Maintenance over the life of the pool
Paving is close to set-and-forget; timber is the one surface that asks for a job every year. Timber decking must be cleaned and recoated with oil or stain roughly annually in our climate, or it greys, splits and lifts under the UV and the wet-dry cycle. That is the real cost of the timber look — a weekend of sanding and oiling most years.
Composite decking removes almost all of that; a wash-down is the extent of it, which is exactly what you are paying the higher board price for. Pavers and concrete want a periodic reseal to keep out hard-water scale and staining from pool chemistry, but that is a job measured in years, not seasons. Natural stone is the exception among the masonry options — porous stone needs sealing more diligently or it stains.
The coping join — where surround meets pool
The coping is the capping around the pool's edge, and getting the surround to meet it cleanly is what separates a finished job from a rough one. With paving, the pavers or stone are laid to butt against the coping with a consistent joint, and that line needs to be dead level and sealed so splash-out does not track underneath. With decking, the boards are cut to run up to the coping with a small, deliberate gap for drainage and timber movement — timber expands and contracts, so a hard-tight join will buckle.
This is the detail to confirm before anything is installed, because coping height sets the finished level of everything around it. On a paved surround the whole slab is planned off that height; on a deck the frame is built to land the boards flush with it. It is also where the fence interacts with the surround, so it pays to settle the pool fencing design at the same time rather than retrofitting posts through finished pavers or a laid deck.
Can you use both?
Yes — combining decking and paving is often the best answer, not a compromise. A timber deck off the house for lounging, meeting a paved or stone zone at the pool's wet edge, gives you the warm entertaining space and the low-maintenance splash zone in one design. Many of the best SEQ backyards run exactly this mix, sometimes with a strip of lawn between them. If a softer look appeals, weigh a grass pool surround into the plan too; the three materials read well together when the levels are set from the coping out.
FAQs
Is decking or paving cheaper around a pool?
On a flat block, poured concrete is usually the cheapest surround and timber decking sits mid-range, with composite decking and natural stone at the top. On a sloping or elevated block the maths flips — decking bridges the fall on a frame, while paving there needs retaining and fill, which can make paving the dearer option. The block, not just the material, sets the price.
Which pool surround stays coolest underfoot in Brisbane summer?

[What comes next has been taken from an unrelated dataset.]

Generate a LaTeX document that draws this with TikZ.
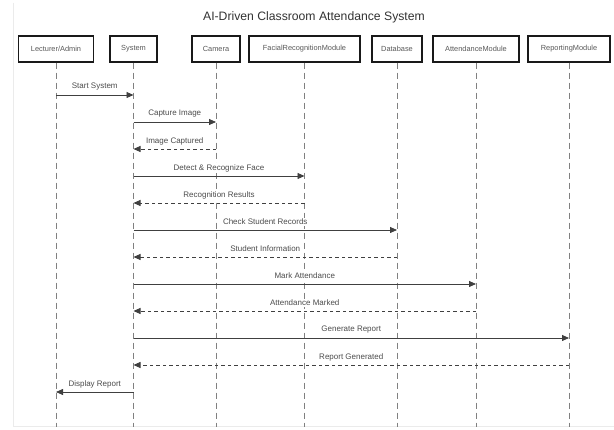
\documentclass[tikz,border=0pt]{standalone}
\usepackage{fontspec}
\setmainfont{Liberation Sans}
\usetikzlibrary{arrows.meta}
\begin{document}
\begin{tikzpicture}[x=1pt,y=-1pt,
  actor/.style={draw=black!90, line width=1.1pt, minimum height=26pt, inner sep=0pt,
                font=\fontsize{7.4}{8}\selectfont, text=black!65},
  life/.style={draw=black!50, line width=0.9pt, dash pattern=on 6pt off 4pt},
  call/.style={draw=black!75, line width=0.8pt, -{Triangle[length=7pt,width=6pt]}},
  reply/.style={call, dash pattern=on 3.5pt off 3pt},
  lbl/.style={font=\fontsize{8}{9}\selectfont, text=black!70, inner sep=0.8pt, fill=white},
  frame/.style={draw=black!8, line width=1pt}]
\useasboundingbox (0,0) rectangle (614,430);
\fill[white] (0,0) rectangle (614,430);
\draw[frame] (13,3) -- (13,427) -- (614,427);

\node[font=\fontsize{12.2}{14}\selectfont, text=black!80] (title) at (314,17) {AI-Driven Classroom Attendance System};

\node[actor, minimum width=75pt] (lec) at (56,49) {Lecturer/Admin};
\node[actor, minimum width=47pt] (sys) at (133.5,49) {System};
\node[actor, minimum width=48pt] (cam) at (216,49) {Camera};
\node[actor, minimum width=111pt] (frm) at (304.5,49) {FacialRecognitionModule};
\node[actor, minimum width=50pt] (db) at (397,49) {Database};
\node[actor, minimum width=86pt] (att) at (476,49) {AttendanceModule};
\node[actor, minimum width=82pt] (rep) at (569,49) {ReportingModule};

\foreach \n in {lec,sys,cam,frm,db,att,rep}{
  \coordinate (\n-end) at (\n.south |- 0,427);
  \draw[life] (\n.south) -- (\n-end);
}

\newcommand\msg[5]{% style, from, to, y, label
  \draw[#1] (#2 |- 0,#4) -- node[lbl, yshift=8pt] {#5} (#3 |- 0,#4);
}
\msg{call}{lec}{sys}{95}{Start System}
\msg{call}{sys}{cam}{122}{Capture Image}
\msg{reply}{cam}{sys}{149}{Image Captured}
\msg{call}{sys}{frm}{176}{Detect \& Recognize Face}
\msg{reply}{frm}{sys}{203}{Recognition Results}
\msg{call}{sys}{db}{230}{Check Student Records}
\msg{reply}{db}{sys}{257}{Student Information}
\msg{call}{sys}{att}{284}{Mark Attendance}
\msg{reply}{att}{sys}{311}{Attendance Marked}
\msg{call}{sys}{rep}{338}{Generate Report}
\msg{reply}{rep}{sys}{365}{Report Generated}
\msg{call}{sys}{lec}{392}{Display Report}
\end{tikzpicture}
\end{document}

Light-coloured natural stone and timber stay the coolest. Pale travertine and sandstone barely heat up, and timber holds less heat than masonry. Dark concrete and dark composite boards get the hottest in full sun, so if the area gets no afternoon shade, choose a lighter tone or plan shade over the main walking path.
How much maintenance does timber pool decking need?
Timber decking needs cleaning and recoating with oil or stain roughly once a year in South East Queensland's UV and wet-dry climate, or it greys and splits. Composite decking only needs a wash-down. Pavers and concrete need an occasional reseal every few years rather than an annual job.
What slip rating should a pool surround have?
Specify toward the higher-grip end of the AS 4586 slip-resistance scale, since the surface will be wet and walked on by children. Grooved decking, textured pavers, brushed or exposed-aggregate concrete and honed stone all grip well wet. Avoid polished or glossy sealed finishes, which become slippery when wet.
Should I decide on decking or paving before the pool is installed?
Yes. Coping height sets the finished level of the whole surround, and a deck's frame has to be built to land flush with it while paving is laid to butt against it. Settling the choice before installation avoids cutting into a finished pool edge to add a deck frame or relay pavers later.